Deletion of existing index data when threshold reached

Hi Expert,

We are looking to support the customer use case where they are buying the license as per the GB of data they use or no of records they store or no of days data stored.

As per license they can either buy more storage or in existing storage they can delete the oldest data.

Now we have 3 strategies to implement it.

Strategy 1:
Customer has their own dedicated index. do the bulk delete of their oldest records to reclaim the space for them when threshold reached.

But in this case as per Elasticsearch space cannot be immediately reclaimed as in Elasticsearch it is soft delete.
So we have option to run the following API
POST //_forcemerge?only_expunge_deletes=true

But as per es document this is not good practice to frequently call force merge API.

Strategy 2:

Let's take example customer bought 40GB space.
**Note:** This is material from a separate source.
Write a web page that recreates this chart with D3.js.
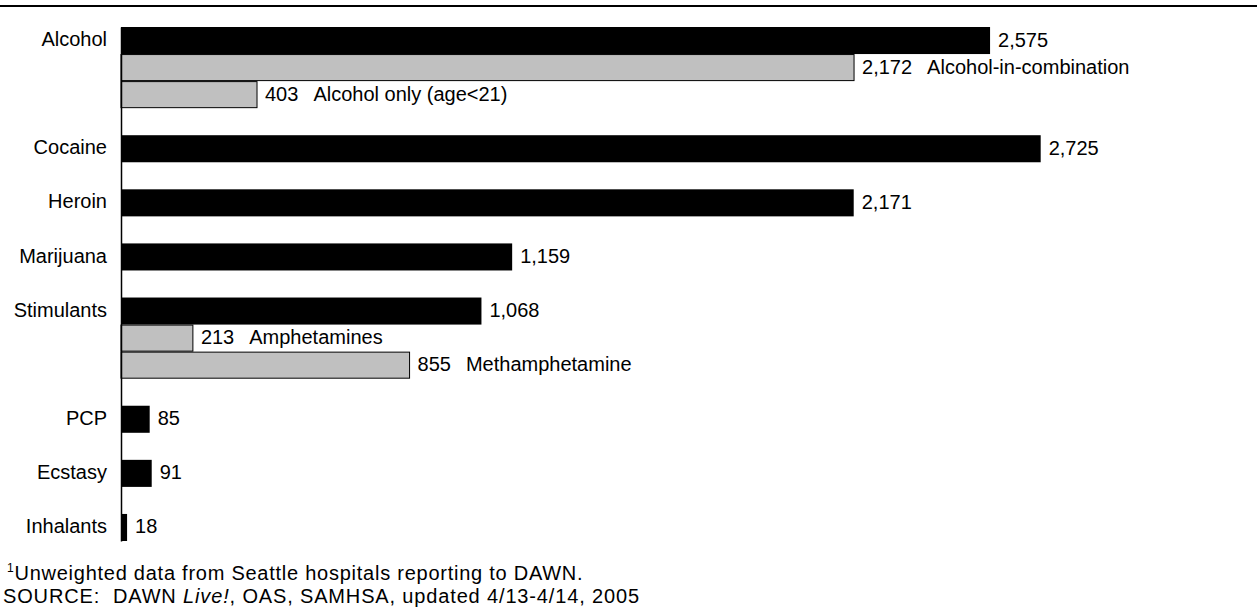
<!DOCTYPE html>
<html lang="en">
    <head>
        <meta charset="utf-8">
        <title>Drug ED visits, Seattle</title>
        <script src="https://d3js.org/d3.v7.min.js"></script>
        <style type="text/css">
            body { margin: 0; background: #fff; }
            text { font-family: Arial, "Liberation Sans", sans-serif; font-size: 20px; fill: #000; }
        </style>
    </head>
    <body>
        <script type="text/javascript">

            const svgW = 1257;
            const svgH = 611;
            const axisX = 121;

            // main drug categories and their totals
            const categories = ["Alcohol", "Cocaine", "Heroin", "Marijuana", "Stimulants", "PCP", "Ecstasy", "Inhalants"];
            const totals = [2575, 2725, 2171, 1159, 1068, 85, 91, 18];

            // sub-bars shown in grey under their parent
            const subNames = ["Alcohol-in-combination", "Alcohol only (age<21)", "Amphetamines", "Methamphetamine"];
            const subParents = ["Alcohol", "Alcohol", "Stimulants", "Stimulants"];
            const subValues = [2172, 403, 213, 855];

            // build the list of rows (with spacer rows between groups)
            const rows = [];
            categories.forEach((c, i) => {
                rows.push({id: c, label: c, value: totals[i], sub: false});
                subNames.forEach((s, j) => {
                    if (subParents[j] === c) rows.push({id: s, name: s, value: subValues[j], sub: true});
                });
                if (i < categories.length - 1) rows.push({id: "gap" + i, spacer: true});
            });

            const xScale = d3.scaleLinear()
                             .domain([0, 3000])
                             .range([axisX, axisX + 1012.5]);

            const yScale = d3.scaleBand()
                             .domain(rows.map(d => d.id))
                             .range([27, 541])
                             .padding(0);

            const svg = d3.select("body")
                    .append("svg")
                    .attr("width", svgW)
                    .attr("height", svgH);

            // rule across the top
            svg.append("line")
                .attr("x1", 0).attr("x2", svgW)
                .attr("y1", 6).attr("y2", 6)
                .attr("stroke", "#000")
                .attr("stroke-width", 2);

            const bars = rows.filter(d => !d.spacer);

            svg.selectAll("rect.bar")
               .data(bars)
               .enter()
               .append("rect")
               .attr("class", "bar")
               .attr("x", xScale(0))
               .attr("y", d => yScale(d.id) + (d.sub ? 0.5 : 0))
               .attr("width", d => xScale(d.value) - xScale(0))
               .attr("height", d => yScale.bandwidth() - (d.sub ? 1 : 0))
               .attr("fill", d => d.sub ? "#c0c0c0" : "#000")
               .attr("stroke", d => d.sub ? "#000" : "none")
               .attr("stroke-width", 1);

            // left axis line, no ticks
            const leftAxis = d3.axisLeft(yScale).tickSize(0).tickFormat("");
            svg.append("g")
                .attr("transform", "translate(" + axisX + ",0)")
                .call(leftAxis)
                .call(g => g.select(".domain").attr("stroke-width", 1.5));

            // category labels
            svg.selectAll("text.cat")
               .data(bars.filter(d => !d.sub))
               .enter()
               .append("text")
               .attr("class", "cat")
               .attr("x", 107)
               .attr("y", d => yScale(d.id) + yScale.bandwidth() / 2)
               .attr("dy", "0.28em")
               .attr("text-anchor", "end")
               .text(d => d.label);

            // value labels
            const fmt = d3.format(",");
            const vals = svg.selectAll("text.val")
               .data(bars)
               .enter()
               .append("text")
               .attr("class", "val")
               .attr("x", d => xScale(d.value) + 8)
               .attr("y", d => yScale(d.id) + yScale.bandwidth() / 2)
               .attr("dy", "0.3em");
            vals.append("tspan").text(d => fmt(d.value));
            vals.filter(d => d.sub)
                .append("tspan")
                .attr("dx", 15)
                .text(d => d.name);

            // footnotes
            const foot = svg.append("text").attr("x", 7).attr("y", 580)
                .style("letter-spacing", "0.75px");
            foot.append("tspan").style("font-size", "12px").attr("dy", "-8").text("1");
            foot.append("tspan").attr("dy", "8").text("Unweighted data from Seattle hospitals reporting to DAWN.");

            const src = svg.append("text").attr("x", 3).attr("y", 603)
                .style("letter-spacing", "0.85px").attr("xml:space", "preserve");
            src.append("tspan").text("SOURCE:  DAWN ");
            src.append("tspan").style("font-style", "italic").text("Live!");
            src.append("tspan").text(", OAS, SAMHSA, updated 4/13-4/14, 2005");

        </script>
    </body>
</html>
Rollover your index after each 10 GB of index data. Once total index data reaches to 40 GB delete the oldest index.
Downside of this approach is rolled over indexes will be more. Our cluster can suffer with too many shards issue.

Strategy 3:

Let's take example customer bought 40GB space.

Here once space is reached to 40 GB. Delete the oldest data as per conditions and reindex existing index to new index. Drop the old index. In this case immediately space will be reclaimed.
Downside of this approach is unnecessary we are adding more processing to our cluster by reindexing of data.

Please suggest which one is better way to go forward. This is very common use case people may have seen. Please share your experience.

What license are you talking about?

If you have a product that uses Elasticsearch and you provide access to Elasticsearch and Kibana to your users, you may need to check if you are allowed to do that according to the Elastic License.

Strategy 2:

Let's take example customer bought 40GB space.

Rollover your index after each 10 GB of index data. Once total index data reaches to 40 GB delete the oldest index.
Downside of this approach is rolled over indexes will be more. Our cluster can suffer with too many shards issue.

Use rolling index for this will be the perfect solution.
You roll over to a new hard index every 10GB. You can run the rollover API say every hour.
And have a task to only keep the most 4/5 recent hard indices and delete the older ones.

I am talking here the the produt we have devloped which is underlying using the Elasticsearch as data store. So here we are talking about our license where we will be providing them the option to delete the data.

Oh, I see. Do your clients have access to Elasticsearch or Kibana? From your question it seems that they have direct access. If I'm not wrong this is not allowed by the license, it is worth a check.

Anyway, there is no better strategy, you already listed some of the pros and cons of each one, all of them can have some impact performance in your cluster.

The main issue is that rollover was not built to work as a limitation as your use cases.

For example, if your client buy a licence to have 1 million documents, you would use a rollover by number of documents, but in which number will you rollover the index? If you rollover até 1 million, when it rollover your client will lose access to all the previous document, I'm no sure this is what it will expect, so you would need to rollover in small increments, maybe 10000 documents, and when it reaches the threshold your tool will need to delete the old index as this is not done by elastic.

The same thing applies to rollover per GB, you would need to rollover in small increments and delete the oldest index, for example, rollover each 5 GB and when the threshold is hit, the oldest 5 GB will be deleted, this is also not done automatically, you will need to build your self in your tool.

The easiest way is the rollover by day as the delete phase can automatically delete based on date.

These use cases will not be easy to manage, may impact the performance and you will need to build a couple of things to deal with them.

We use rollover for similar usecase and it works well.
The only down side is you'll need to store more than the requirement.
If you rollover per 1M documents, just keep 2 indices (2M documents) and delete the rest.
Or waste less with 100K rollover and keep 11 indices, etc.
Keeping more than what you promised the customer is often not an issue.
Trading storage for complicated (super accurate) algorithm is overkill IMO.

KISS.

This topic was automatically closed 28 days after the last reply. New replies are no longer allowed.